- [EXERCISE INSTRUCTIONS]: In the listing below, pick out lines with "chart".

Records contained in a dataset
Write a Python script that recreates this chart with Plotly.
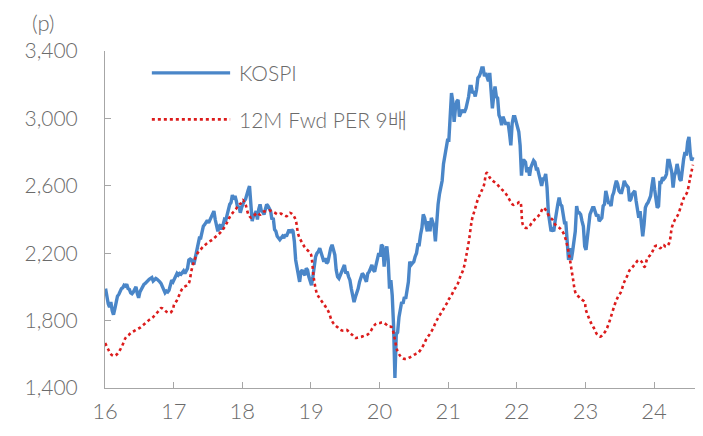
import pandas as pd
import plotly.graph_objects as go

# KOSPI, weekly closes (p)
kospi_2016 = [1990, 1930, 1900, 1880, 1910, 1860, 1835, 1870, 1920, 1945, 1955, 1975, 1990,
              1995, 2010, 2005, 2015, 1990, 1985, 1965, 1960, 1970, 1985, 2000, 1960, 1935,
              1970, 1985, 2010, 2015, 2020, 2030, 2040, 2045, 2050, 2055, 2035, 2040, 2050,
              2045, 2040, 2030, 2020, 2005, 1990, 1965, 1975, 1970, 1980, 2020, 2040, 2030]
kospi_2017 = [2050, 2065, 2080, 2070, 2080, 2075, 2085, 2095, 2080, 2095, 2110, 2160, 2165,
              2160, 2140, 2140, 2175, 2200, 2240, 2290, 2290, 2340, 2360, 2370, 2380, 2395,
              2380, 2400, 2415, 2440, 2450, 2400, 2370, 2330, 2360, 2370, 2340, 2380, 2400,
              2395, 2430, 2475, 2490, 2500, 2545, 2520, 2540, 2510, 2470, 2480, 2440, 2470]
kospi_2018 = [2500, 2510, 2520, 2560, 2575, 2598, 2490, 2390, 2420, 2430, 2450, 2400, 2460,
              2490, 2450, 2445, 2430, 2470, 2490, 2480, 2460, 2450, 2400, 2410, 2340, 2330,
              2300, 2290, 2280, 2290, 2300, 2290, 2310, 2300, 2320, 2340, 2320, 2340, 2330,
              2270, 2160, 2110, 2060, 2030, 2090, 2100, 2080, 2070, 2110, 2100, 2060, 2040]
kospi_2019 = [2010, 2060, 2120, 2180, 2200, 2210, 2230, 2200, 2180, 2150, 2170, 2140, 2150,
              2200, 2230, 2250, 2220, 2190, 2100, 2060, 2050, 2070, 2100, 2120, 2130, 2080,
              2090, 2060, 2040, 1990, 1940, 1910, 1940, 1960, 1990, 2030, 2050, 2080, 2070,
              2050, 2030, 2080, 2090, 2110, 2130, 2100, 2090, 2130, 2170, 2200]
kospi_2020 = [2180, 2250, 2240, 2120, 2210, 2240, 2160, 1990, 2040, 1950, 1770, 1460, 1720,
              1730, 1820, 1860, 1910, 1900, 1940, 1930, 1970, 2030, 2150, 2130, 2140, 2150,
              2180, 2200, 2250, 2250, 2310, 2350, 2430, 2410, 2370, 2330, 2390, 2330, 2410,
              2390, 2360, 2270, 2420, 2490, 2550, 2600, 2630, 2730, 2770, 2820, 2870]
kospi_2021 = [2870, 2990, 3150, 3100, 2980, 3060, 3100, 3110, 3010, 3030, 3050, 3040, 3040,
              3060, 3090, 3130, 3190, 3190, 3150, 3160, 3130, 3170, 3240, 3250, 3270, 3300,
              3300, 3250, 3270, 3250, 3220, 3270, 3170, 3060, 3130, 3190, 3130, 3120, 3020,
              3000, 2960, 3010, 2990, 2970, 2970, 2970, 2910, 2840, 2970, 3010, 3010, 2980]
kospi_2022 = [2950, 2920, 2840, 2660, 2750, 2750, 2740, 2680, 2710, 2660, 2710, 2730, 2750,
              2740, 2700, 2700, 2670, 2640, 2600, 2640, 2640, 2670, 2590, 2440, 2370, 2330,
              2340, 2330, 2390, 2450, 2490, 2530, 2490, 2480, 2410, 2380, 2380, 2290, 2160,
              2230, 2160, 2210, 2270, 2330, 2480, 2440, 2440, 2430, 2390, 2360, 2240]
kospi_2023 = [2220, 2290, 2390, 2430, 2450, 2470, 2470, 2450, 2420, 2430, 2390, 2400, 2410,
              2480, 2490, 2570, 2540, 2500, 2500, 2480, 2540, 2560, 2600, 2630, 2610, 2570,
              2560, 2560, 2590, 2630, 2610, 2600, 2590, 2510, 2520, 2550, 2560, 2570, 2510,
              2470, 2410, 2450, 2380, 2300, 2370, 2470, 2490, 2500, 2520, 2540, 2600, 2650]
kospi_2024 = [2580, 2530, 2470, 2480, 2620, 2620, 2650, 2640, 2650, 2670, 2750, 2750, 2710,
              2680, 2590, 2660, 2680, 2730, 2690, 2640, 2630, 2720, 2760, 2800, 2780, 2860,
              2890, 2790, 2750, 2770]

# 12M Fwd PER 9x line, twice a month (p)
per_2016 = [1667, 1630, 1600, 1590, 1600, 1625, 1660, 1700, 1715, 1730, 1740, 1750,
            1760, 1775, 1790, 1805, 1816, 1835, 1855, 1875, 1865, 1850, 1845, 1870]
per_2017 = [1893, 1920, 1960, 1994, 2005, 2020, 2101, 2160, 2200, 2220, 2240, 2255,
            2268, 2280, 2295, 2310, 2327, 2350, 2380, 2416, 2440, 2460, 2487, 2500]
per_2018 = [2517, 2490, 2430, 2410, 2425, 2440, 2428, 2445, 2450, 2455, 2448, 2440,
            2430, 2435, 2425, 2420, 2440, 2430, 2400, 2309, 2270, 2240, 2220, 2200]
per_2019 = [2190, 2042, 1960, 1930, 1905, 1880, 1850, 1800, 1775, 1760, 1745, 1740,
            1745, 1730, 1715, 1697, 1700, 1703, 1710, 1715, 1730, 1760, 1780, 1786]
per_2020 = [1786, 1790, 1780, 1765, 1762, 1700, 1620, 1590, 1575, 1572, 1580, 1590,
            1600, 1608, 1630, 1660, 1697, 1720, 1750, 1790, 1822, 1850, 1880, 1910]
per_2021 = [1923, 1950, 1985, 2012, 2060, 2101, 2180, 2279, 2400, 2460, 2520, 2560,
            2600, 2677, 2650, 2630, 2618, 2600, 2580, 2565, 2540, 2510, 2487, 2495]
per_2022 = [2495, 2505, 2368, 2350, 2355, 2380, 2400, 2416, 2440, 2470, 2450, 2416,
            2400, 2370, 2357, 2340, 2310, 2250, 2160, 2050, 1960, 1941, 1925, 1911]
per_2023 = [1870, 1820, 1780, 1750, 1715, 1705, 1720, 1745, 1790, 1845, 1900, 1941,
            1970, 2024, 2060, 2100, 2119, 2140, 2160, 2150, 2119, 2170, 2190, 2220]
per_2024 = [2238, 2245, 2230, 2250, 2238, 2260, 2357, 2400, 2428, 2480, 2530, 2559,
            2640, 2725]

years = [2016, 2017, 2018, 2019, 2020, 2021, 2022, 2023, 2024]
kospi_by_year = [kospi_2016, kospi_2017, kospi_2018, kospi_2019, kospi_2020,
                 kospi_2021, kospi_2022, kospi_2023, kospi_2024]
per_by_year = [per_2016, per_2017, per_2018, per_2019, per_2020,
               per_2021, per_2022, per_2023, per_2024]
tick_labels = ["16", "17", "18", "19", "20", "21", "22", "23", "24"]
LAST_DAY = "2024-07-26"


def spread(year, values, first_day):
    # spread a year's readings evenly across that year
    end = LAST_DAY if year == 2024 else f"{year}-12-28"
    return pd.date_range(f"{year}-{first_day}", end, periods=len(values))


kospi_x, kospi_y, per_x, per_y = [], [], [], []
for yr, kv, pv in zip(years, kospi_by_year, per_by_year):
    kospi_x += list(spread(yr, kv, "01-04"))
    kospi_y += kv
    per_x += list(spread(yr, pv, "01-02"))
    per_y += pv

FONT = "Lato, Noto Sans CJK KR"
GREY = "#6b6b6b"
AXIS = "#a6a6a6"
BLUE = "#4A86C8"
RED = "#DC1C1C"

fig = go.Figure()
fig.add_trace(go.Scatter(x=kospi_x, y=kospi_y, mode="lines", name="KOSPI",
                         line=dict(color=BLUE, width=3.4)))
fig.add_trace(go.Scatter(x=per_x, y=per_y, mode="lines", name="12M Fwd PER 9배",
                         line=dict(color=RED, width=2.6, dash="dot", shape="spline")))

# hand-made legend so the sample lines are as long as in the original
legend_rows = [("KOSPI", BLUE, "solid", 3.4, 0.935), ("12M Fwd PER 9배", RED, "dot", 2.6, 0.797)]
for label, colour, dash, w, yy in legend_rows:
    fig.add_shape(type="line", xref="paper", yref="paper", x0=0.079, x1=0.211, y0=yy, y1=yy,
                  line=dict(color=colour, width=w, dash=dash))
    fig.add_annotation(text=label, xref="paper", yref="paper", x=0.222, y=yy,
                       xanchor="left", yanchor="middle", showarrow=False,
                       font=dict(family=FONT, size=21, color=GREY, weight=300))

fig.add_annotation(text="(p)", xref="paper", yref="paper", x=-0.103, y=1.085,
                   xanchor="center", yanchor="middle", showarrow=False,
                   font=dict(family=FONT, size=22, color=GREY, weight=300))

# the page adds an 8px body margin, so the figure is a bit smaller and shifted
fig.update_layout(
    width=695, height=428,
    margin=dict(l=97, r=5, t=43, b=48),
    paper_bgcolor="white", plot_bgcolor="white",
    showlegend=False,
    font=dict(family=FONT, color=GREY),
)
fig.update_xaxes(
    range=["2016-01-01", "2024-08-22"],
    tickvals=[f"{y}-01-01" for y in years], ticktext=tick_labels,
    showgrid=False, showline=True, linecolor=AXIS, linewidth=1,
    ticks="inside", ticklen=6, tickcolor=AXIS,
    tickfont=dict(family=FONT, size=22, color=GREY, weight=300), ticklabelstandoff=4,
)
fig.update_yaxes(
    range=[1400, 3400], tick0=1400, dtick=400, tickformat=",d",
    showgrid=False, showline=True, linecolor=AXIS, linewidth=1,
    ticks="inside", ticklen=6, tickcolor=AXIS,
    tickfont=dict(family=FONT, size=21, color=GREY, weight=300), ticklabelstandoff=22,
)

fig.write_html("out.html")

--

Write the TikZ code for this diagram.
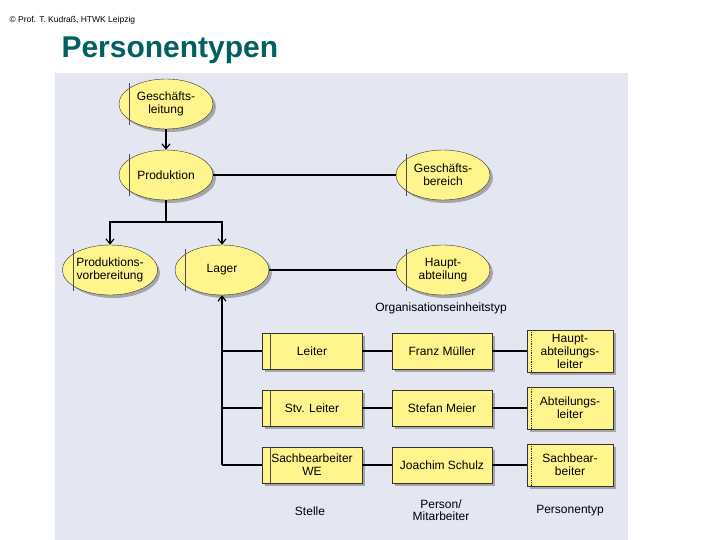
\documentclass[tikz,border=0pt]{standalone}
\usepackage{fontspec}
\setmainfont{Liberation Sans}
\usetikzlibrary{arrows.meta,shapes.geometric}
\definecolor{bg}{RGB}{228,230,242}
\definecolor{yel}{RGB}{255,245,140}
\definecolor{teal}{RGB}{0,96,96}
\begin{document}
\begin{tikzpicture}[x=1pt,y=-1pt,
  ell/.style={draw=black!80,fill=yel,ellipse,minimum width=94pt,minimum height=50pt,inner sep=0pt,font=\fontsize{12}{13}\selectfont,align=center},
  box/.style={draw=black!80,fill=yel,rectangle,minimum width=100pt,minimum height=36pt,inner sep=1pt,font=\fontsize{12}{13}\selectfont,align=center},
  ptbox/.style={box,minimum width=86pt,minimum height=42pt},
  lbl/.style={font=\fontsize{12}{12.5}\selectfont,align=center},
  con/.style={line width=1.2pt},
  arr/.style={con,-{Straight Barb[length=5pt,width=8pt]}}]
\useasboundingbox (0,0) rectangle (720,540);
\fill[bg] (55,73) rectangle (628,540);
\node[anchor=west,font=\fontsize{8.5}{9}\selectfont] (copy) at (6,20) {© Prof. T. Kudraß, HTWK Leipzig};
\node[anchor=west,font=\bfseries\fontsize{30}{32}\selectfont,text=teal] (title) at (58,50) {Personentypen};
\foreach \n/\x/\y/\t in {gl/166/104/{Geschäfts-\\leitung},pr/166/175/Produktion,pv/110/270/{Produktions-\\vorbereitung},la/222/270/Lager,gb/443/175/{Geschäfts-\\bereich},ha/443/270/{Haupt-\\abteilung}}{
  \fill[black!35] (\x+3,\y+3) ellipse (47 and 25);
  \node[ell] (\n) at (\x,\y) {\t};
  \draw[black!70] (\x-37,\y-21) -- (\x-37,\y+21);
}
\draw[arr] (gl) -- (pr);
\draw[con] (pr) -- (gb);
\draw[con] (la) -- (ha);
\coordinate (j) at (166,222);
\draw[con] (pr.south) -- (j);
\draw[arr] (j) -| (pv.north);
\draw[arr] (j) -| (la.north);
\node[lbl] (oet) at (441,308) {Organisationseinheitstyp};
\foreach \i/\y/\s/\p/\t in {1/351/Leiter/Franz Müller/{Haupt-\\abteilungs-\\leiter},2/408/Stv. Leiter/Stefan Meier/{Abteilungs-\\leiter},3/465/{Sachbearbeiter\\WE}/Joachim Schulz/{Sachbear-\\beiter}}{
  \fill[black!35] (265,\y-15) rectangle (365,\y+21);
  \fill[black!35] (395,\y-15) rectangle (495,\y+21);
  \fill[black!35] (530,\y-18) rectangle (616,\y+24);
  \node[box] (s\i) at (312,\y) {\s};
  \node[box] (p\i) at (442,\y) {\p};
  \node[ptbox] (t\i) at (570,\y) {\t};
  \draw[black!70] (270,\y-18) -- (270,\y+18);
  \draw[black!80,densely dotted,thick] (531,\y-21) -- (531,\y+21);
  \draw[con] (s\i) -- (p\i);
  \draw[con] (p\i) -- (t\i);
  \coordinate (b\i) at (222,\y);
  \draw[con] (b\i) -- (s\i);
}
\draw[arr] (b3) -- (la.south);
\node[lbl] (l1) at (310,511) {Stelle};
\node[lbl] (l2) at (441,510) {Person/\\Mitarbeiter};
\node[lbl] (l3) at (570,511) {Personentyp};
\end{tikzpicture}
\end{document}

- [EXERCISE RESPONSE]:
Write a Python script that recreates this chart with Plotly.

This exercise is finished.